# Sulcata or Gopher Tortoise? Help!!



## Hope1427

Hello, I’m new to the forum but read through a ton of threads before signing up. I’m in Florida and found a baby tortoise in my backyard a few weeks ago that my dog had pinned into a corner. He didn’t look very healthy so I brought him inside. When I did a quick search and, from pictures, I assumed it was a sulcata. However, as I research further and I’m trying to build a proper home for the little guy, I’m realizing that It could be likely that I have a Gopher tortoise due to my location. No matter how much I search through pictures, it is so difficult to tell the difference! Could someone tell me the defining characteristics between a sulcata and a gopher? I’m happy to post pictures, let me know which angles are best but, I’d also love to personally know how to tell the difference.


----------



## Yvonne G

Since our picture loading function isn't working at the moment, I'm going to copy/paste a couple pictures off Google for you. First a baby sulcata:







Note the extra strong-looking scales on the front legs, and note where the two scutes behind the head come together.

Now the gopher tortoise:






Note the more refined-looking front leg scales, and the fact that there's one more scute above the head instead of the two scutes meeting behind the head.


----------



## ZEROPILOT

P.M. sent.
There are strict laws and heavy fines for posession of a Florida Gopher Tortoise.
(If that's what it is)


----------



## Hope1427

Yvonne G said:


> Since our picture loading function isn't working at the moment, I'm going to copy/paste a couple pictures off Google for you. First a baby sulcata:
> 
> 
> 
> 
> 
> 
> Note the extra strong-looking scales on the front legs, and note where the two scutes behind the head come together.
> 
> Now the gopher tortoise:
> 
> 
> 
> 
> 
> 
> Note the more refined-looking front leg scales, and the fact that there's one more scute above the head instead of the two scutes meeting behind the head.

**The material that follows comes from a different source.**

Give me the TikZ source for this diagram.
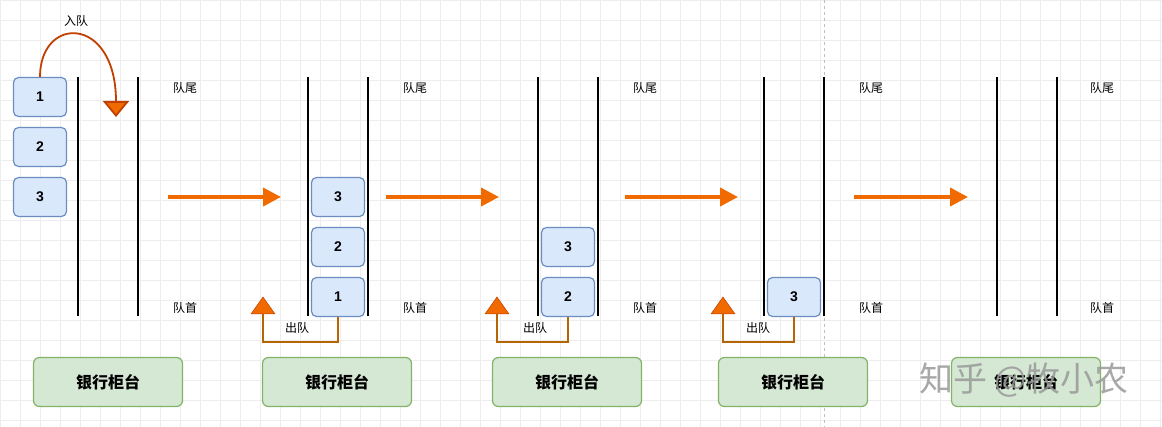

Thank you! These are helpful... I’m thinking it’s a gopher  I’ve really grown quite attached to the little guy, wish this wasn’t the case but I guess I’ll need to figure out what the best thing is to do with him since I can’t keep him.


----------



## Yvonne G

There might be situations where you can keep the baby. Check with the state laws regarding the gopher tortoise.


----------



## wellington

Hope1427 said:


> Thank you! These are helpful... I’m thinking it’s a gopher  I’ve really grown quite attached to the little guy, wish this wasn’t the case but I guess I’ll need to figure out what the best thing is to do with him since I can’t keep him.


If it were me. I would make sure he is well hydrated and eating good and looks healthy, then release him back into your yard. However, you must at all cost keep the dog away from him or the dog will kill him using it like a chew toy.


----------



## Blackdog1714

I support release with the best chance of survival!


----------



## Dovey

Hope1427 said:


> Thank you! These are helpful... I’m thinking it’s a gopher  I’ve really grown quite attached to the little guy, wish this wasn’t the case but I guess I’ll need to figure out what the best thing is to do with him since I can’t keep him.


 I don't begin to know the laws in Florida, but here in Arizona, we are not allowed to release tortoises once they have been in captivity. They could take viruses or respiratory illnesses they have picked up from us back to the wild population. Check with your fish and game department about regulations in Florida. You may be able to formally adopt your baby . That's how we do it here.


----------



## nightoff

What part of Florida are you in? You can call the Florida Fish & Wildlife Commission 954-746-1789 and explain what your yard/area is like and ask where to release it or if it should go to a rehab facility for evaluation before release.


----------



## Yvonne G

The picture part of our Forum program is now back up and running. @Hope1427 please post some pictures for us.


----------